In my experience, if you're choosing between a sustainable material and one that lasts twice as long, the "less sustainable" option often has a lower environmental impact over the product's lifespan because you replace it less often. Something to think about.
Reverse-Engineering a Bulk Order: A Practical Example
Let me walk through a specific order to show how I'd approach it after my mistakes. Let's say I need thermolite insulated work gloves for a crew of 25 people, plus thermolite sleeping bag liners for a remote field team (yes, we have logistics people who camp overnight).
Step 1: Define the use case, not the product name.
- For the gloves: Workers outdoors, handling tools. Needs dexterity, abrasion resistance, and warmth. Not just "warm gloves."
- For the liners: Minimal weight, quick-drying, added warmth inside a -10°C rated bag. Needs breathability to avoid clamminess.

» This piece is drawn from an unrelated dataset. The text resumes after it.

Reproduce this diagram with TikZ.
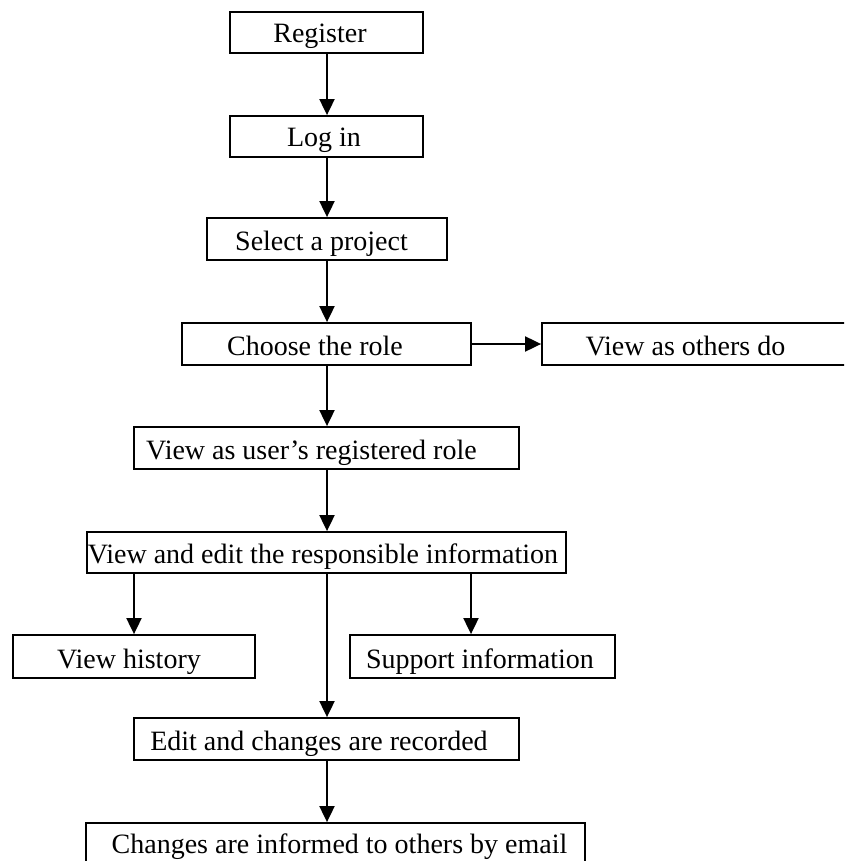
\documentclass[tikz,border=0pt]{standalone}
\usepackage{fontspec}
\setmainfont{Liberation Serif}
\usetikzlibrary{arrows.meta}
\begin{document}
\begin{tikzpicture}[x=1pt,y=-1pt,
  box/.style={draw=black,line width=1.8pt,rectangle,inner sep=0pt,fill=none},
  txt/.style={anchor=base,inner sep=0pt,font=\fontsize{28}{34}\selectfont},
  arr/.style={line width=1.9pt,-{Triangle[length=16pt,width=15pt]}}]
\clip (0,0) rectangle (844,861);
\fill[white] (0,0) rectangle (844,861);
% boxes
\node[box,minimum width=193pt,minimum height=41pt] (reg) at (326.5,32.5) {};
\node[box,minimum width=193pt,minimum height=41pt] (login) at (326.5,136.5) {};
\node[box,minimum width=240pt,minimum height=42pt] (sel) at (327,239) {};
\node[box,minimum width=289pt,minimum height=42pt] (choose) at (326.5,344) {};
\node[box,minimum width=328pt,minimum height=42pt] (others) at (706,344) {};
\node[box,minimum width=385pt,minimum height=42pt] (user) at (326.5,448) {};
\node[box,minimum width=479pt,minimum height=41pt] (ve) at (326.5,552.5) {};
\node[box,minimum width=242pt,minimum height=43pt] (hist) at (134,656.5) {};
\node[box,minimum width=265pt,minimum height=43pt] (sup) at (482.5,656.5) {};
\node[box,minimum width=385pt,minimum height=42pt] (edit) at (326.5,739) {};
\node[box,minimum width=499pt,minimum height=43pt] (chg) at (335.5,844.5) {};
% texts
\node[txt] (treg) at (320,43) {Register};
\node[txt] (tlogin) at (324,147) {Log in};
\node[txt] (tsel) at (321.5,250) {Select a project};
\node[txt] (tchoose) at (315,355) {Choose the role};
\node[txt] (tothers) at (685.5,355) {View as others do};
\node[txt] (tuser) at (311.5,459) {View as user’s registered role};
\node[txt] (tve) at (323,563) {View and edit the responsible information};
\node[txt] (thist) at (129,668) {View history};
\node[txt] (tsup) at (480,668) {Support information};
\node[txt] (tedit) at (319,750) {Edit and changes are recorded};
\node[txt] (tchg) at (339.5,853) {Changes are informed to others by email};
% connectors
\coordinate (mx) at (327,0);
\coordinate (sx) at (471,0);
\draw[arr] (reg.south -| mx) -- (login.north -| mx);
\draw[arr] (login.south -| mx) -- (sel.north -| mx);
\draw[arr] (sel.south -| mx) -- (choose.north -| mx);
\draw[arr] (choose.east) -- (others.west);
\draw[arr] (choose.south -| mx) -- (user.north -| mx);
\draw[arr] (user.south -| mx) -- (ve.north -| mx);
\draw[arr] (ve.south -| hist.north) -- (hist.north);
\draw[arr] (ve.south -| sx) -- (sup.north -| sx);
\draw[arr] (ve.south -| mx) -- (edit.north -| mx);
\draw[arr] (edit.south -| mx) -- (chg.north -| mx);
\end{tikzpicture}
\end{document}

Step 2: Look at the fabric construction, not just the insulation.
For the gloves, I'd avoid any fabric with more than 20% viscose or rayon in the outer layer. The blend matters — a viscose polyester nylon blend in the palm of a work glove will wear through in weeks. I'd want a palm reinforcement of either leather or a high-tenacity nylon. The Thermolite lining is fine for the insulation layer itself.
For the liners, I'd look for a lightweight shell fabric that's nylon or polyester, not cotton. Cotton retains moisture. A shell of 100% polyester with a Thermolite fill is standard and reliable. I'd also check the stitching — continuous filament insulation (like some Thermolite variants) won't shift as much as loose-fill in the wash.

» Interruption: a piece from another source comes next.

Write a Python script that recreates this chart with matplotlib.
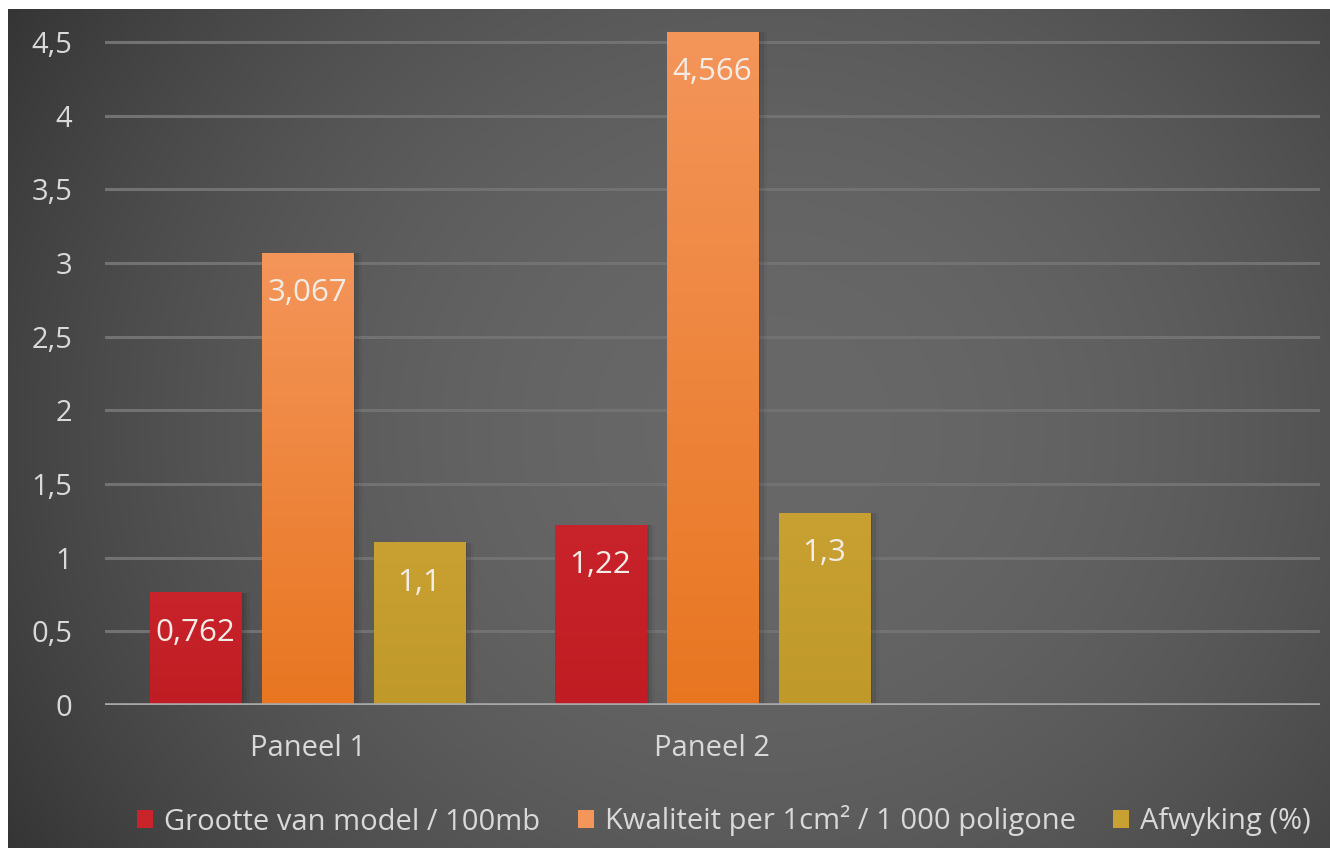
import numpy as np
import matplotlib
matplotlib.use("Agg")
import matplotlib.pyplot as plt
from matplotlib.colors import LinearSegmentedColormap

plt.rcParams['font.family'] = ['Open Sans', 'DejaVu Sans']

panels = ["Paneel 1", "Paneel 2", ""]
series = ["Grootte van model / 100mb", "Kwaliteit per 1cm² / 1 000 poligone", "Afwyking (%)"]
grootte = [0.762, 1.22, np.nan]
kwaliteit = [3.067, 4.566, np.nan]
afwyking = [1.1, 1.3, np.nan]
labels = [["0,762", "1,22", ""], ["3,067", "4,566", ""], ["1,1", "1,3", ""]]

# top / bottom colours of each bar gradient
bar_cols = [("#c9232b", "#bf1d23"), ("#f4955a", "#e87621"), ("#c8a132", "#c0992b")]

W, H = 1330, 848
fig = plt.figure(figsize=(W / 100, H / 100), dpi=100, facecolor="white")

# background panel with radial gradient
bg = fig.add_axes([8 / W, 0, 1 - 8 / W, 1 - 9 / H])
bg.set_axis_off()
yy, xx = np.mgrid[0:839, 0:1322]
r = np.sqrt(((xx - 760) / 820.0) ** 2 + ((yy - 420) / 760.0) ** 2)
val = 104 - 44 * np.clip(r, 0, 1.1) ** 2
img = np.dstack([val, val, val]) / 255.0
bg.imshow(img, aspect="auto", extent=(0, 1, 0, 1), interpolation="bilinear")
bg.set_xlim(0, 1)
bg.set_ylim(0, 1)

ymax = 4.7
ax = fig.add_axes([105 / W, 1 - 705 / H, 1215 / W, ymax * 147.33 / H])
ax.patch.set_alpha(0)
x = np.arange(len(panels))
width = 0.225
step = 0.2765

for i, (vals, name) in enumerate(zip([grootte, kwaliteit, afwyking], series)):
    top, bot = bar_cols[i]
    bars = ax.bar(x + (i - 1) * step, vals, width, color=top, label=name, zorder=3)
    cmap = LinearSegmentedColormap.from_list("g%d" % i, [bot, top])
    for b, lab in zip(bars, labels[i]):
        h = b.get_height()
        if not np.isfinite(h):
            continue
        x0 = b.get_x()
        # soft drop shadow
        for k, a in enumerate([0.10, 0.07, 0.04]):
            ax.bar(x0 + width / 2 + 0.006 * (k + 1), h, width + 0.004 * k, bottom=0,
                   color="black", alpha=a, zorder=2, linewidth=0)
        grad = np.linspace(0, 1, 256).reshape(-1, 1)
        ax.imshow(grad, cmap=cmap, origin="lower", aspect="auto",
                  extent=(x0, x0 + width, 0, h), zorder=4)
        ax.annotate(lab, (x0 + width / 2, h), xytext=(0, -28.8), textcoords="offset points",
                    ha="center", va="center", fontsize=22.5, color="#f2ece6", zorder=5)

ax.set_xlim(-0.5, 2.5)
ax.set_ylim(0, ymax)
ax.set_yticks(np.arange(0, 4.51, 0.5))
ax.set_yticklabels(["0", "0,5", "1", "1,5", "2", "2,5", "3", "3,5", "4", "4,5"])
ax.set_xticks(x)
ax.set_xticklabels(panels)
ax.tick_params(length=0, labelsize=21, labelcolor="#d9d9d9")
ax.tick_params(axis="y", pad=23.5)
ax.tick_params(axis="x", pad=21)
for s in ax.spines.values():
    s.set_visible(False)
ax.grid(axis="y", color="#727272", linewidth=2.2, zorder=1)
ax.axhline(0, color="#a8a8a8", linewidth=2.6, zorder=6)

leg = fig.legend(loc="center", bbox_to_anchor=(724 / W, 1 - 821 / H), ncol=3, frameon=False,
                 fontsize=21, handlelength=0.55, handleheight=0.55, handletextpad=0.38,
                 columnspacing=1.27, labelcolor="#d9d9d9")

fig.savefig("out.png", dpi=100, facecolor="white")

Step 3: Verify the supplier's track record.
In our 2024 vendor consolidation project, we standardized on two suppliers who could provide material composition sheets and wash test data on request. If a supplier can't or won't tell you the exact percentage breakdown of a blend like "viscose polyester nylon" — they don't have 80% nylon / 20% viscose / 0% polyester, but 40/40/20? Walk away. That level of specificity is the difference between a product that performs and one that doesn't.
Boundary Conditions: When My Advice Doesn't Apply
I should be honest — this approach takes more upfront time. If you're ordering a single pair of sporto thermolite boots for yourself and you can return them if they don't fit, you don't need to obsess over fabric blends. For small personal purchases, the brand name shortcut works fine 80% of the time.
Also, if you're buying for a team that works exclusively indoors in a climate-controlled environment, the outer fabric durability matters less. A viscose polyester nylon blend might be perfectly acceptable for a gift shop employee who stands on a padded mat all day. Context is everything.
Finally, I'm not a textile engineer — I'm a buyer who's been burned enough times to learn the hard questions. Always verify with your own samples if the order value justifies it. For us, once an order crosses $500, I order a single unit first.